Print the listing from its top line through the line containing "170, 172, 174];", nothing more, and leave out the pictures.

PROVIDED DATA
• • • • • • •

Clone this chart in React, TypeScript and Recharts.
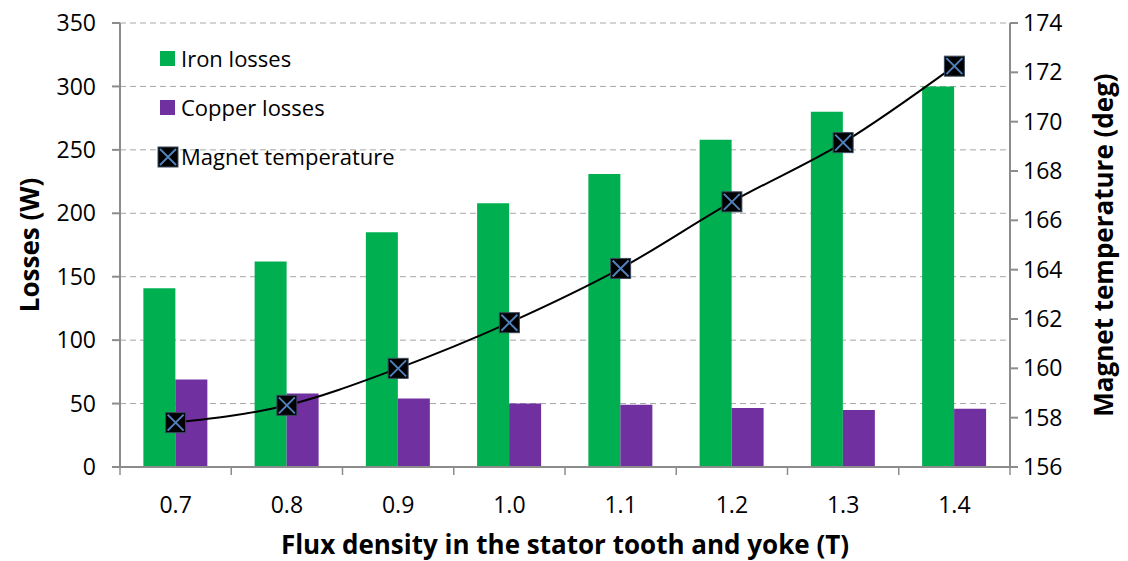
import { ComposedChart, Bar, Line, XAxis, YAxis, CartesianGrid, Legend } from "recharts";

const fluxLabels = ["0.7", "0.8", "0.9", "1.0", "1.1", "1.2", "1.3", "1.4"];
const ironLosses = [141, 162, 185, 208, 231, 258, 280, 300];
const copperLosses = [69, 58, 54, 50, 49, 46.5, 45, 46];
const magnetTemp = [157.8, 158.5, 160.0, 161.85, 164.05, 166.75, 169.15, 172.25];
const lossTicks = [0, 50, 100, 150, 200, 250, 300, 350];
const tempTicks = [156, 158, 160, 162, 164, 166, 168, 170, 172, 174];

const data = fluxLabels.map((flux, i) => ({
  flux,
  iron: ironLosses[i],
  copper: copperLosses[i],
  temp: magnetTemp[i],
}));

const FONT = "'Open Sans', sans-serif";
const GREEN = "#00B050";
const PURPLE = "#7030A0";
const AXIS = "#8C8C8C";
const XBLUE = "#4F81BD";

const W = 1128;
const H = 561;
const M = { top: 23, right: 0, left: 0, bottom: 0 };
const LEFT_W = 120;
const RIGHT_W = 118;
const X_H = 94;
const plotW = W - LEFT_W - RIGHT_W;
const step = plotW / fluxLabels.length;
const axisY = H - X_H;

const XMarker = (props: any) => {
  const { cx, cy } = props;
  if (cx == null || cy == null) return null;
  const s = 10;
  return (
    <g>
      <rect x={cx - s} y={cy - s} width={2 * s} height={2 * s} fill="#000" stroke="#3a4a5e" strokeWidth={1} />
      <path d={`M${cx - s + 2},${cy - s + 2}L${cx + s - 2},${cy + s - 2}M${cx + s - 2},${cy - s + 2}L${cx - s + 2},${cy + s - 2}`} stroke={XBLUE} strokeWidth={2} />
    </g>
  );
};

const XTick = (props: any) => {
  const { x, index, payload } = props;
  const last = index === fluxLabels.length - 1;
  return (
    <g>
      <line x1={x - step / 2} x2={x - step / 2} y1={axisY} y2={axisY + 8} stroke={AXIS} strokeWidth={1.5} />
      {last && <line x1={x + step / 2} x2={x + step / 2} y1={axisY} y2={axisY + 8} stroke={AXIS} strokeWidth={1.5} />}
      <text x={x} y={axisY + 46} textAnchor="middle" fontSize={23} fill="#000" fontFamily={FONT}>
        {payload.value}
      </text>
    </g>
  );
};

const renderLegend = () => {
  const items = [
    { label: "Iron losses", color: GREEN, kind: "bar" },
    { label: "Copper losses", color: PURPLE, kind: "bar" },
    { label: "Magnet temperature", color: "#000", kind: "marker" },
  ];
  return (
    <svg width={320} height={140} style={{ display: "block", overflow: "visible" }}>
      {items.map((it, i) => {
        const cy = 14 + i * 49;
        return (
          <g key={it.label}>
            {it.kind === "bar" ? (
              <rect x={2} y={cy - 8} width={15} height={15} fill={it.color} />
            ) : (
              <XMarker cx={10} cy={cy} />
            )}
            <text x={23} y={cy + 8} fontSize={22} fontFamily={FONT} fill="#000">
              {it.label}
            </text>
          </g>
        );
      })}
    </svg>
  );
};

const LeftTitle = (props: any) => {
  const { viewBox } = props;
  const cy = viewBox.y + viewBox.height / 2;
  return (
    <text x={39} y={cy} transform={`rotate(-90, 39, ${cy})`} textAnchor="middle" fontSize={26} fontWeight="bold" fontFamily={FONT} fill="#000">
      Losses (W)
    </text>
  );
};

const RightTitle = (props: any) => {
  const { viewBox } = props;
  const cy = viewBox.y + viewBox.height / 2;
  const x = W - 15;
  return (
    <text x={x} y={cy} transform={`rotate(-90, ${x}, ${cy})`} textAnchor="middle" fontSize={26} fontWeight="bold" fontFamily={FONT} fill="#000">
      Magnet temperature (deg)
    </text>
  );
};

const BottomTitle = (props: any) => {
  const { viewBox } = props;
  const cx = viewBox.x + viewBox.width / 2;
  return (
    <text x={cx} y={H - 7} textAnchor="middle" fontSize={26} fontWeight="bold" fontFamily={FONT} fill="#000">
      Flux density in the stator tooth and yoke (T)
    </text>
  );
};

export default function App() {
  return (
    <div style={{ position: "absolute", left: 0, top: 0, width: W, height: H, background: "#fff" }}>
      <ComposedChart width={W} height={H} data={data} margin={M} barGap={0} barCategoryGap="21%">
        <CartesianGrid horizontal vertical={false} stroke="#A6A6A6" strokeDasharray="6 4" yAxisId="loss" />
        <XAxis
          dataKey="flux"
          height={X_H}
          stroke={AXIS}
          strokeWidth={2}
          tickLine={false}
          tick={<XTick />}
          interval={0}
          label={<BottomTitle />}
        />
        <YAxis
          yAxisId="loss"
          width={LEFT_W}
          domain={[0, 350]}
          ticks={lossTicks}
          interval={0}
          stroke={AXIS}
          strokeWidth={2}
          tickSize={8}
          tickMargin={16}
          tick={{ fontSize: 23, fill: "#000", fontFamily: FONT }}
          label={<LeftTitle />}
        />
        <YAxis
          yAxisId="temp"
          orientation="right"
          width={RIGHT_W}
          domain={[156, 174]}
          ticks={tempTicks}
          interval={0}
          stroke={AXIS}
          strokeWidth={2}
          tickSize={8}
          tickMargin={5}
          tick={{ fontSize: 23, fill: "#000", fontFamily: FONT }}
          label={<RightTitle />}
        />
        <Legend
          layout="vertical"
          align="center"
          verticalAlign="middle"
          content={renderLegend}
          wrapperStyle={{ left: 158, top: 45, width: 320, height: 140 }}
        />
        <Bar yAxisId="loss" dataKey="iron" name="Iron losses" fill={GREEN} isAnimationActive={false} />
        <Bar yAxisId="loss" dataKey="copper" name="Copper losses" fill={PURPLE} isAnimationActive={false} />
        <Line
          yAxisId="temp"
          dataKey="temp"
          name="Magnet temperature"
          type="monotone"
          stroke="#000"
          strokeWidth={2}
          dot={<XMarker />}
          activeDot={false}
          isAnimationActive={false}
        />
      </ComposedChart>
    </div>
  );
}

• • • • • • •

OUTPUT FOR THIS TASK
Clone this chart in React, TypeScript and Recharts.
import { ComposedChart, Bar, Line, XAxis, YAxis, CartesianGrid, Legend } from "recharts";

const fluxLabels = ["0.7", "0.8", "0.9", "1.0", "1.1", "1.2", "1.3", "1.4"];
const ironLosses = [141, 162, 185, 208, 231, 258, 280, 300];
const copperLosses = [69, 58, 54, 50, 49, 46.5, 45, 46];
const magnetTemp = [157.8, 158.5, 160.0, 161.85, 164.05, 166.75, 169.15, 172.25];
const lossTicks = [0, 50, 100, 150, 200, 250, 300, 350];
const tempTicks = [156, 158, 160, 162, 164, 166, 168, 170, 172, 174];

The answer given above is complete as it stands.